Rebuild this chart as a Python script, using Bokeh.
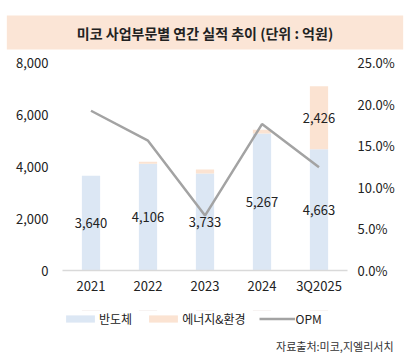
from bokeh.plotting import figure
from bokeh.layouts import column
from bokeh.models import (FactorRange, Range1d, LinearAxis, FixedTicker, NumeralTickFormatter,
                          PrintfTickFormatter, ColumnDataSource, Legend, LegendItem, Title)
from bokeh.core.properties import value
from bokeh.embed import file_html
from bokeh.resources import INLINE

# ---- data ----
years = ["2021", "2022", "2023", "2024", "3Q2025"]
semi = [3640, 4106, 3733, 5267, 4663]          # 반도체
energy = [0, 80, 150, 150, 2426]               # 에너지&환경
opm = [19.2, 15.6, 6.6, 17.6, 12.4]            # OPM (%)
left_ticks = [0, 2000, 4000, 6000, 8000]
right_ticks = [0, 5, 10, 15, 20, 25]
title_text = "미코 사업부문별 연간 실적 추이 (단위 : 억원)"
source_text = "자료출처:미코,지엘리서치"
series_names = ["반도체", "에너지&환경", "OPM"]

FONT = "Noto Sans CJK KR"
BLUE = "#DCE7F4"
ORANGE = "#FBE3D2"
GRAY = "#A3A3A3"
TXT = "#222222"

src = ColumnDataSource(dict(
    x=years, semi=semi, energy=energy, opm=opm,
    semi_mid=[s / 2 for s in semi],
    energy_mid=[s + e / 2 for s, e in zip(semi, energy)],
    semi_lbl=[f"{s:,}" for s in semi],
    energy_lbl=[f"{e:,}" if e >= 500 else "" for e in energy],
))

main = figure(frame_width=285, frame_height=208, output_backend="svg", toolbar_location=None,
              x_range=FactorRange(*years), y_range=Range1d(0, 8000),
              min_border_left=62, min_border_right=70, min_border_top=10, min_border_bottom=30)
main.outline_line_color = None
main.grid.grid_line_color = None
main.background_fill_color = "white"
main.border_fill_color = "white"
main.extra_y_ranges = {"pct": Range1d(0, 25)}

main.vbar_stack(["semi", "energy"], x="x", width=0.32, source=src,
                color=[BLUE, ORANGE], line_color=None)
main.line(x="x", y="opm", source=src, y_range_name="pct", line_color=GRAY, line_width=2.5)

for col_y, col_t in (("semi_mid", "semi_lbl"), ("energy_mid", "energy_lbl")):
    main.text(x="x", y=col_y, text=col_t, source=src, text_align="center",
              text_baseline="middle", text_font=value(FONT), text_font_size="13px",
              text_color=TXT)

# axes
xa = main.xaxis[0]
xa.axis_line_color = "#D9D9D9"
xa.axis_line_width = 1.5
xa.major_tick_line_color = None
xa.minor_tick_line_color = None
xa.major_tick_out = 0
xa.major_tick_in = 0
xa.major_label_standoff = 5
xa.major_label_text_font = FONT
xa.major_label_text_font_size = "13px"
xa.major_label_text_color = TXT

ya = main.yaxis[0]
ya.ticker = FixedTicker(ticks=left_ticks)
ya.formatter = NumeralTickFormatter(format="0,0")
ya.axis_line_color = None
ya.major_tick_line_color = None
ya.minor_tick_line_color = None
ya.major_tick_out = 0
ya.major_tick_in = 0
ya.major_label_standoff = 14
ya.major_label_text_font = FONT
ya.major_label_text_font_size = "13px"
ya.major_label_text_color = TXT

ra = LinearAxis(y_range_name="pct", ticker=FixedTicker(ticks=right_ticks),
                formatter=PrintfTickFormatter(format="%.1f%%"))
ra.axis_line_color = None
ra.major_tick_line_color = None
ra.minor_tick_line_color = None
ra.major_tick_out = 0
ra.major_tick_in = 0
ra.major_label_standoff = 10
ra.major_label_text_font = FONT
ra.major_label_text_font_size = "13px"
ra.major_label_text_color = TXT
main.add_layout(ra, "right")

main.title = Title(text=title_text, align="center", text_font=FONT, text_font_size="14px",
                   text_font_style="bold", text_color=TXT, background_fill_color="#FBE5D6",
                   padding=(70, 7), standoff=26)

# ---- legend + source strip (same series, drawn outside its visible range) ----
foot = figure(width=417, height=55, output_backend="svg", toolbar_location=None,
              x_range=main.x_range, y_range=Range1d(-2, -1),
              x_axis_type=None, y_axis_type=None,
              min_border_left=0, min_border_right=0, min_border_top=10, min_border_bottom=0)
foot.outline_line_color = None
foot.grid.grid_line_color = None
foot.border_fill_color = "white"
foot.background_fill_color = "white"
f_bars = foot.vbar_stack(["semi", "energy"], x="x", width=0.32, source=src,
                         color=[BLUE, ORANGE], line_color=None)
f_line = foot.line(x="x", y="opm", source=src, line_color=GRAY, line_width=2.5)

legend = Legend(items=[LegendItem(label=series_names[0], renderers=[f_bars[0]]),
                       LegendItem(label=series_names[1], renderers=[f_bars[1]]),
                       LegendItem(label=series_names[2], renderers=[f_line])],
                orientation="horizontal", location="top_left",
                glyph_width=36, glyph_height=9, label_standoff=1, spacing=13,
                padding=8, margin=0, border_line_color=None, background_fill_alpha=0,
                label_text_font=FONT, label_text_font_size="12px", label_text_color=TXT)
foot.add_layout(legend)

foot.add_layout(Title(text=source_text, align="right", offset=-46, vertical_align="bottom",
                      text_font=FONT, text_font_size="11px", text_font_style="normal",
                      text_color="#333333", standoff=4), "below")

p = column(main, foot, spacing=0)
open("out.html", "w").write(file_html(p, INLINE))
***
TASK DETAILS>
Every line of the data above should be quoted exactly. Omit the pictures.

ANSWER>
Rebuild this chart as a Python script, using Bokeh.
from bokeh.plotting import figure
from bokeh.layouts import column
from bokeh.models import (FactorRange, Range1d, LinearAxis, FixedTicker, NumeralTickFormatter,
                          PrintfTickFormatter, ColumnDataSource, Legend, LegendItem, Title)
from bokeh.core.properties import value
from bokeh.embed import file_html
from bokeh.resources import INLINE

# ---- data ----
years = ["2021", "2022", "2023", "2024", "3Q2025"]
semi = [3640, 4106, 3733, 5267, 4663]          # 반도체
energy = [0, 80, 150, 150, 2426]               # 에너지&환경
opm = [19.2, 15.6, 6.6, 17.6, 12.4]            # OPM (%)
left_ticks = [0, 2000, 4000, 6000, 8000]
right_ticks = [0, 5, 10, 15, 20, 25]
title_text = "미코 사업부문별 연간 실적 추이 (단위 : 억원)"
source_text = "자료출처:미코,지엘리서치"
series_names = ["반도체", "에너지&환경", "OPM"]

FONT = "Noto Sans CJK KR"
BLUE = "#DCE7F4"
ORANGE = "#FBE3D2"
GRAY = "#A3A3A3"
TXT = "#222222"

src = ColumnDataSource(dict(
    x=years, semi=semi, energy=energy, opm=opm,
    semi_mid=[s / 2 for s in semi],
    energy_mid=[s + e / 2 for s, e in zip(semi, energy)],
    semi_lbl=[f"{s:,}" for s in semi],
    energy_lbl=[f"{e:,}" if e >= 500 else "" for e in energy],
))

main = figure(frame_width=285, frame_height=208, output_backend="svg", toolbar_location=None,
              x_range=FactorRange(*years), y_range=Range1d(0, 8000),
              min_border_left=62, min_border_right=70, min_border_top=10, min_border_bottom=30)
main.outline_line_color = None
main.grid.grid_line_color = None
main.background_fill_color = "white"
main.border_fill_color = "white"
main.extra_y_ranges = {"pct": Range1d(0, 25)}

main.vbar_stack(["semi", "energy"], x="x", width=0.32, source=src,
                color=[BLUE, ORANGE], line_color=None)
main.line(x="x", y="opm", source=src, y_range_name="pct", line_color=GRAY, line_width=2.5)

for col_y, col_t in (("semi_mid", "semi_lbl"), ("energy_mid", "energy_lbl")):
    main.text(x="x", y=col_y, text=col_t, source=src, text_align="center",
              text_baseline="middle", text_font=value(FONT), text_font_size="13px",
              text_color=TXT)

# axes
xa = main.xaxis[0]
xa.axis_line_color = "#D9D9D9"
xa.axis_line_width = 1.5
xa.major_tick_line_color = None
xa.minor_tick_line_color = None
xa.major_tick_out = 0
xa.major_tick_in = 0
xa.major_label_standoff = 5
xa.major_label_text_font = FONT
xa.major_label_text_font_size = "13px"
xa.major_label_text_color = TXT

ya = main.yaxis[0]
ya.ticker = FixedTicker(ticks=left_ticks)
ya.formatter = NumeralTickFormatter(format="0,0")
ya.axis_line_color = None
ya.major_tick_line_color = None
ya.minor_tick_line_color = None
ya.major_tick_out = 0
ya.major_tick_in = 0
ya.major_label_standoff = 14
ya.major_label_text_font = FONT
ya.major_label_text_font_size = "13px"
ya.major_label_text_color = TXT

ra = LinearAxis(y_range_name="pct", ticker=FixedTicker(ticks=right_ticks),
                formatter=PrintfTickFormatter(format="%.1f%%"))
ra.axis_line_color = None
ra.major_tick_line_color = None
ra.minor_tick_line_color = None
ra.major_tick_out = 0
ra.major_tick_in = 0
ra.major_label_standoff = 10
ra.major_label_text_font = FONT
ra.major_label_text_font_size = "13px"
ra.major_label_text_color = TXT
main.add_layout(ra, "right")

main.title = Title(text=title_text, align="center", text_font=FONT, text_font_size="14px",
                   text_font_style="bold", text_color=TXT, background_fill_color="#FBE5D6",
                   padding=(70, 7), standoff=26)

# ---- legend + source strip (same series, drawn outside its visible range) ----
foot = figure(width=417, height=55, output_backend="svg", toolbar_location=None,
              x_range=main.x_range, y_range=Range1d(-2, -1),
              x_axis_type=None, y_axis_type=None,
              min_border_left=0, min_border_right=0, min_border_top=10, min_border_bottom=0)
foot.outline_line_color = None
foot.grid.grid_line_color = None
foot.border_fill_color = "white"
foot.background_fill_color = "white"
f_bars = foot.vbar_stack(["semi", "energy"], x="x", width=0.32, source=src,
                         color=[BLUE, ORANGE], line_color=None)
f_line = foot.line(x="x", y="opm", source=src, line_color=GRAY, line_width=2.5)

legend = Legend(items=[LegendItem(label=series_names[0], renderers=[f_bars[0]]),
                       LegendItem(label=series_names[1], renderers=[f_bars[1]]),
                       LegendItem(label=series_names[2], renderers=[f_line])],
                orientation="horizontal", location="top_left",
                glyph_width=36, glyph_height=9, label_standoff=1, spacing=13,
                padding=8, margin=0, border_line_color=None, background_fill_alpha=0,
                label_text_font=FONT, label_text_font_size="12px", label_text_color=TXT)
foot.add_layout(legend)

foot.add_layout(Title(text=source_text, align="right", offset=-46, vertical_align="bottom",
                      text_font=FONT, text_font_size="11px", text_font_style="normal",
                      text_color="#333333", standoff=4), "below")

p = column(main, foot, spacing=0)
open("out.html", "w").write(file_html(p, INLINE))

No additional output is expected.